* **Problem details**
Give all the lines below again, exactly, with no pictures.
'''
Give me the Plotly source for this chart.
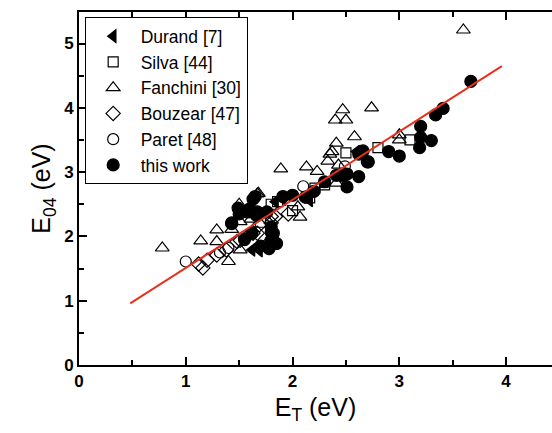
import plotly.graph_objects as go

# Durand [7] (filled left-pointing triangles)
durand_x = [1.62, 1.69, 1.79, 1.84, 1.91, 2.16, 2.60, 1.84]
durand_y = [1.79, 1.78, 1.90, 1.94, 2.58, 2.56, 3.32, 2.54]

# Silva [44] (open squares)
silva_x = [1.80, 1.86, 2.16, 2.21, 2.30, 2.50, 2.80, 3.10, 1.70, 2.00]
silva_y = [2.50, 2.54, 2.60, 2.75, 2.80, 3.30, 3.38, 3.50, 2.22, 2.40]

# Fanchini [30] (open triangles)
fanchini_x = [0.78, 1.14, 1.29, 1.29, 1.40, 1.43, 1.50, 1.51, 1.51, 1.61, 1.67,
              1.89, 2.05, 2.07, 2.13, 2.23, 2.27, 2.33, 2.35, 2.40, 2.41, 2.43,
              2.41, 2.47, 2.50, 2.58, 2.74, 3.00, 3.00, 3.60, 1.68, 2.37]
fanchini_y = [1.82, 1.93, 1.92, 2.10, 1.61, 2.11, 2.50, 2.23, 1.79, 2.27, 2.66,
              3.05, 2.46, 2.30, 3.08, 3.01, 2.81, 3.17, 3.28, 3.81, 3.45, 3.11,
              2.83, 3.97, 3.81, 3.55, 4.00, 3.58, 3.50, 5.21, 2.67, 3.32]

# Bouzear [47] (open diamonds)
bouzear_x = [1.12, 1.16, 1.20, 1.29, 1.38, 1.48, 1.51, 1.56, 1.63, 1.67, 1.69,
             1.76, 1.80, 1.84, 1.96, 1.80]
bouzear_y = [1.57, 1.51, 1.63, 1.71, 1.79, 1.92, 1.94, 1.97, 2.05, 2.05, 2.18,
             1.87, 2.21, 2.31, 2.35, 2.31]

# Paret [48] (open circles)
paret_x = [1.00, 1.32, 1.40, 2.10, 2.49]
paret_y = [1.61, 1.75, 1.82, 2.78, 3.09]

# this work (filled circles)
work_x = [1.43, 1.43, 1.49, 1.50, 1.58, 1.60, 1.62, 1.63, 1.65, 1.66, 1.67,
          1.76, 1.78, 1.80, 1.80, 1.80, 1.82, 1.85, 1.91, 2.00, 2.12, 2.41,
          2.47, 2.51, 2.51, 2.62, 2.62, 2.66, 2.70, 2.71, 2.90, 3.00, 3.19,
          3.20, 3.20, 3.30, 3.34, 3.41, 3.67, 2.20, 2.30, 1.55, 1.70]
work_y = [2.20, 2.21, 2.44, 2.35, 2.38, 2.43, 2.05, 2.58, 2.62, 2.33, 2.38,
          2.38, 1.81, 2.15, 2.07, 1.94, 2.05, 1.89, 2.62, 2.64, 2.61, 2.95,
          2.94, 2.77, 2.97, 2.93, 3.28, 3.33, 3.16, 3.16, 3.32, 3.25, 3.38,
          3.71, 3.54, 3.49, 3.89, 3.99, 4.41, 2.70, 2.85, 1.95, 1.85]

# linear fit line
fit_x = [0.48, 3.96]
fit_slope = 1.06
fit_intercept = 0.45

fig = go.Figure()

def add(x, y, name, symbol, size=11):
    fig.add_trace(go.Scatter(
        x=x, y=y, mode="markers", name=name,
        marker=dict(symbol=symbol, size=size, color="black",
                    line=dict(color="black", width=1.2))))

add(durand_x, durand_y, "Durand [7]", "triangle-left")
add(silva_x, silva_y, "Silva [44]", "square-open", 10)
add(fanchini_x, fanchini_y, "Fanchini [30]", "triangle-up-open", 12)
add(bouzear_x, bouzear_y, "Bouzear [47]", "diamond-open", 11)
add(paret_x, paret_y, "Paret [48]", "circle-open", 11)
add(work_x, work_y, "this work", "circle", 12)

fig.add_trace(go.Scatter(
    x=fit_x, y=[fit_slope * v + fit_intercept for v in fit_x],
    mode="lines", line=dict(color="#e8301c", width=2), showlegend=False))

tickfont = dict(size=17, family="Liberation Sans, Arial, sans-serif", weight="bold")
fig.update_layout(
    width=552, height=433,
    margin=dict(l=79, r=0, t=12, b=68),
    plot_bgcolor="white", paper_bgcolor="white",
    font=dict(family="Liberation Sans, Arial, sans-serif", color="black"),
    legend=dict(x=0.012, y=0.985, xanchor="left", yanchor="top",
                bgcolor="white", bordercolor="black", borderwidth=1,
                font=dict(size=17.5), tracegroupgap=0, itemwidth=45),
    xaxis=dict(range=[0, 4.43], showline=True, linecolor="black", linewidth=2,
               mirror="ticks", ticks="inside", ticklen=8, tickwidth=1.5,
               tickcolor="black", dtick=1, showgrid=False, zeroline=False,
               tickfont=tickfont,
               minor=dict(dtick=0.5, ticks="inside", ticklen=5, tickwidth=1.5, tickcolor="black"),
               title=dict(text="E<sub>T</sub> (eV)", font=dict(size=25), standoff=8)),
    yaxis=dict(range=[0, 5.49], showline=True, linecolor="black", linewidth=2,
               mirror=False, ticks="inside", ticklen=8, tickwidth=1.5,
               tickcolor="black", dtick=1, showgrid=False, zeroline=False,
               tickfont=tickfont,
               minor=dict(dtick=0.5, ticks="inside", ticklen=5, tickwidth=1.5, tickcolor="black"),
               title=dict(text="E<sub>04</sub> (eV)", font=dict(size=25), standoff=6)),
)

fig.write_html("out.html")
'''
* **Solved exercise**
Give me the Plotly source for this chart.
import plotly.graph_objects as go

# Durand [7] (filled left-pointing triangles)
durand_x = [1.62, 1.69, 1.79, 1.84, 1.91, 2.16, 2.60, 1.84]
durand_y = [1.79, 1.78, 1.90, 1.94, 2.58, 2.56, 3.32, 2.54]

# Silva [44] (open squares)
silva_x = [1.80, 1.86, 2.16, 2.21, 2.30, 2.50, 2.80, 3.10, 1.70, 2.00]
silva_y = [2.50, 2.54, 2.60, 2.75, 2.80, 3.30, 3.38, 3.50, 2.22, 2.40]

# Fanchini [30] (open triangles)
fanchini_x = [0.78, 1.14, 1.29, 1.29, 1.40, 1.43, 1.50, 1.51, 1.51, 1.61, 1.67,
              1.89, 2.05, 2.07, 2.13, 2.23, 2.27, 2.33, 2.35, 2.40, 2.41, 2.43,
              2.41, 2.47, 2.50, 2.58, 2.74, 3.00, 3.00, 3.60, 1.68, 2.37]
fanchini_y = [1.82, 1.93, 1.92, 2.10, 1.61, 2.11, 2.50, 2.23, 1.79, 2.27, 2.66,
              3.05, 2.46, 2.30, 3.08, 3.01, 2.81, 3.17, 3.28, 3.81, 3.45, 3.11,
              2.83, 3.97, 3.81, 3.55, 4.00, 3.58, 3.50, 5.21, 2.67, 3.32]

# Bouzear [47] (open diamonds)
bouzear_x = [1.12, 1.16, 1.20, 1.29, 1.38, 1.48, 1.51, 1.56, 1.63, 1.67, 1.69,
             1.76, 1.80, 1.84, 1.96, 1.80]
bouzear_y = [1.57, 1.51, 1.63, 1.71, 1.79, 1.92, 1.94, 1.97, 2.05, 2.05, 2.18,
             1.87, 2.21, 2.31, 2.35, 2.31]

# Paret [48] (open circles)
paret_x = [1.00, 1.32, 1.40, 2.10, 2.49]
paret_y = [1.61, 1.75, 1.82, 2.78, 3.09]

# this work (filled circles)
work_x = [1.43, 1.43, 1.49, 1.50, 1.58, 1.60, 1.62, 1.63, 1.65, 1.66, 1.67,
          1.76, 1.78, 1.80, 1.80, 1.80, 1.82, 1.85, 1.91, 2.00, 2.12, 2.41,
          2.47, 2.51, 2.51, 2.62, 2.62, 2.66, 2.70, 2.71, 2.90, 3.00, 3.19,
          3.20, 3.20, 3.30, 3.34, 3.41, 3.67, 2.20, 2.30, 1.55, 1.70]
work_y = [2.20, 2.21, 2.44, 2.35, 2.38, 2.43, 2.05, 2.58, 2.62, 2.33, 2.38,
          2.38, 1.81, 2.15, 2.07, 1.94, 2.05, 1.89, 2.62, 2.64, 2.61, 2.95,
          2.94, 2.77, 2.97, 2.93, 3.28, 3.33, 3.16, 3.16, 3.32, 3.25, 3.38,
          3.71, 3.54, 3.49, 3.89, 3.99, 4.41, 2.70, 2.85, 1.95, 1.85]

# linear fit line
fit_x = [0.48, 3.96]
fit_slope = 1.06
fit_intercept = 0.45

fig = go.Figure()

def add(x, y, name, symbol, size=11):
    fig.add_trace(go.Scatter(
        x=x, y=y, mode="markers", name=name,
        marker=dict(symbol=symbol, size=size, color="black",
                    line=dict(color="black", width=1.2))))

add(durand_x, durand_y, "Durand [7]", "triangle-left")
add(silva_x, silva_y, "Silva [44]", "square-open", 10)
add(fanchini_x, fanchini_y, "Fanchini [30]", "triangle-up-open", 12)
add(bouzear_x, bouzear_y, "Bouzear [47]", "diamond-open", 11)
add(paret_x, paret_y, "Paret [48]", "circle-open", 11)
add(work_x, work_y, "this work", "circle", 12)

fig.add_trace(go.Scatter(
    x=fit_x, y=[fit_slope * v + fit_intercept for v in fit_x],
    mode="lines", line=dict(color="#e8301c", width=2), showlegend=False))

tickfont = dict(size=17, family="Liberation Sans, Arial, sans-serif", weight="bold")
fig.update_layout(
    width=552, height=433,
    margin=dict(l=79, r=0, t=12, b=68),
    plot_bgcolor="white", paper_bgcolor="white",
    font=dict(family="Liberation Sans, Arial, sans-serif", color="black"),
    legend=dict(x=0.012, y=0.985, xanchor="left", yanchor="top",
                bgcolor="white", bordercolor="black", borderwidth=1,
                font=dict(size=17.5), tracegroupgap=0, itemwidth=45),
    xaxis=dict(range=[0, 4.43], showline=True, linecolor="black", linewidth=2,
               mirror="ticks", ticks="inside", ticklen=8, tickwidth=1.5,
               tickcolor="black", dtick=1, showgrid=False, zeroline=False,
               tickfont=tickfont,
               minor=dict(dtick=0.5, ticks="inside", ticklen=5, tickwidth=1.5, tickcolor="black"),
               title=dict(text="E<sub>T</sub> (eV)", font=dict(size=25), standoff=8)),
    yaxis=dict(range=[0, 5.49], showline=True, linecolor="black", linewidth=2,
               mirror=False, ticks="inside", ticklen=8, tickwidth=1.5,
               tickcolor="black", dtick=1, showgrid=False, zeroline=False,
               tickfont=tickfont,
               minor=dict(dtick=0.5, ticks="inside", ticklen=5, tickwidth=1.5, tickcolor="black"),
               title=dict(text="E<sub>04</sub> (eV)", font=dict(size=25), standoff=6)),
)

fig.write_html("out.html")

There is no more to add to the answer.